Criminal Minds. Inside the Mind of a Serial Killer. Inside the Criminal Mind. Killer Inside: The Mind of Aaron Hernandez.

Each of these is the title of a series, fictional or otherwise, or documentary that relies on the work of so-called criminal profilers. They’re all premised, more or less, on the same idea: That the ability to venture inside the mind of an individual who’s committed a horrific act of violence–say, serial murder, rape, or kidnapping–is the key to figuring out why that crime happened in the first place. This theory may sound promising at first blush; after all, the highest echelons of law enforcement in the US continue to use criminal profiling tactics to this day.

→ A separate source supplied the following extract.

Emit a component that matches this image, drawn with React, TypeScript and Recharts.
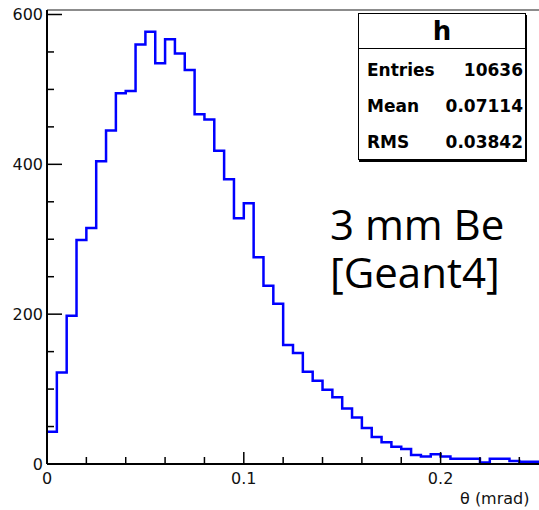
import { Line, LineChart, ReferenceLine, XAxis, YAxis } from "recharts";

// theta histogram, 50 bins of 0.005 mrad from 0 to 0.25
const BIN_WIDTH = 0.005;
const counts = [
  43, 122, 198, 299, 315, 404, 445, 495, 498, 560,
  577, 535, 567, 548, 526, 467, 460, 418, 380, 328,
  348, 276, 238, 214, 159, 148, 123, 111, 99, 89,
  74, 62, 48, 36, 29, 23, 20, 12, 10, 13,
  10, 7, 7, 7, 2, 7, 7, 4, 3, 3,
];

const xTicks = [0, 0.02, 0.04, 0.06, 0.08, 0.1, 0.12, 0.14, 0.16, 0.18, 0.2, 0.22, 0.24];
const xMajor = [0, 0.1, 0.2];
const yTicks = [0, 50, 100, 150, 200, 250, 300, 350, 400, 450, 500, 550, 600];
const yMajor = [0, 200, 400, 600];
const Y_MAX = 606;

const stats = [
  { label: "Entries", value: "10636" },
  { label: "Mean", value: "0.07114" },
  { label: "RMS", value: "0.03842" },
];

const noteLines = ["3 mm Be", "[Geant4]"];

const histData = [
  ...counts.map((c, i) => ({ theta: i * BIN_WIDTH, count: c })),
  { theta: counts.length * BIN_WIDTH, count: counts[counts.length - 1] },
];

const isMajor = (v: number, list: number[]) => list.some((m) => Math.abs(v - m) < 1e-9);
const labelFont = "'DejaVu Sans', sans-serif";

function XTick({ x, y, payload }: any) {
  const major = isMajor(payload.value, xMajor);
  return (
    <g>
      <line x1={x} y1={y} x2={x} y2={y - (major ? 12 : 7)} stroke="#000" strokeWidth={1.5} />
      {major && (
        <text x={x} y={y + 20} textAnchor="middle" fontSize={16} fontFamily={labelFont} fill="#111">
          {payload.value}
        </text>
      )}
    </g>
  );
}

function YTick({ x, y, payload }: any) {
  const major = isMajor(payload.value, yMajor);
  return (
    <g>
      <line x1={x} y1={y} x2={x + (major ? 15 : 7)} y2={y} stroke="#000" strokeWidth={1.5} />
      {major && (
        <text x={x - 4} y={y + 6} textAnchor="end" fontSize={16} fontFamily={labelFont} fill="#111">
          {payload.value}
        </text>
      )}
    </g>
  );
}

export default function App() {
  return (
    <div style={{ position: "absolute", left: 0, top: 0, width: 539, height: 510, background: "#fff" }}>
      <LineChart width={539} height={510} data={histData} margin={{ top: 10, right: 0, bottom: 0, left: 0 }}>
        <ReferenceLine y={Y_MAX} stroke="#666" strokeWidth={1.5} />
        <XAxis
          dataKey="theta"
          type="number"
          domain={[0, 0.25]}
          ticks={xTicks}
          interval={0}
          tick={<XTick />}
          tickSize={0}
          tickMargin={0}
          tickLine={false}
          axisLine={{ stroke: "#000", strokeWidth: 2 }}
          height={46}
          allowDataOverflow
        />
        <YAxis
          type="number"
          domain={[0, Y_MAX]}
          ticks={yTicks}
          interval={0}
          tick={<YTick />}
          tickSize={0}
          tickMargin={0}
          tickLine={false}
          axisLine={{ stroke: "#000", strokeWidth: 2 }}
          width={47}
          allowDataOverflow
        />
        <Line
          dataKey="count"
          type="stepAfter"
          stroke="#0000ff"
          strokeWidth={2.5}
          dot={false}
          activeDot={false}
          isAnimationActive={false}
        />
      </LineChart>

      <div
        style={{
          position: "absolute",
          left: 460,
          top: 490,
          fontFamily: labelFont,
          fontSize: 16,
          lineHeight: "18px",
          color: "#111",
          whiteSpace: "nowrap",
        }}
      >
        θ (mrad)
      </div>

      <div
        style={{
          position: "absolute",
          left: 358,
          top: 13,
          width: 166,
          height: 145,
          border: "1.5px solid #000",
          boxShadow: "1px 2px 0 #000",
          background: "#fff",
          fontFamily: labelFont,
          fontWeight: "bold",
        }}
      >
        <div
          style={{
            height: 34,
            lineHeight: "34px",
            borderBottom: "1.5px solid #000",
            textAlign: "center",
            fontSize: 26,
          }}
        >
          h
        </div>
        {stats.map((s, i) => (
          <div
            key={s.label}
            style={{
              position: "absolute",
              left: 8,
              right: 2,
              top: 46 + i * 36,
              height: 20,
              lineHeight: "20px",
              fontSize: 17,
              display: "flex",
              justifyContent: "space-between",
            }}
          >
            <span>{s.label}</span>
            <span>{s.value}</span>
          </div>
        ))}
      </div>

      {noteLines.map((t, i) => (
        <div
          key={t}
          style={{
            position: "absolute",
            left: 330,
            top: 203 + i * 48,
            fontFamily: "'Open Sans', sans-serif",
            fontSize: 42,
            lineHeight: "42px",
            color: "#000",
            whiteSpace: "nowrap",
          }}
        >
          {t}
        </div>
      ))}
    </div>
  );
}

But the reality is that, despite their prevalence in law enforcement both onscreen and off, criminal profiling techniques are largely ineffective, and in many ways, dangerous. Failing to consider institutional factors such as a culture of violence and easy access to weapons, patriarchy, austerity and other social ills that contribute to and reinforce violent crime, criminal profiling focuses almost exclusively on individual experiences and psychological makeup. Meanwhile, it categorizes “criminals” not as people who’ve been shaped by this social conditioning, but as neuro-deviants whose psychological anatomy is just different from yours or mine.

On this episode, we examine the history of the practice of criminal profiling in the West; how the FBI and entertainment industry work in tandem to glamorize the profession, despite its harms; what the actual effectiveness of profiling is; and how it serves as yet another form of Hollywood copaganda.

Our guests are Thomas MacMillan and Chris Fabricant.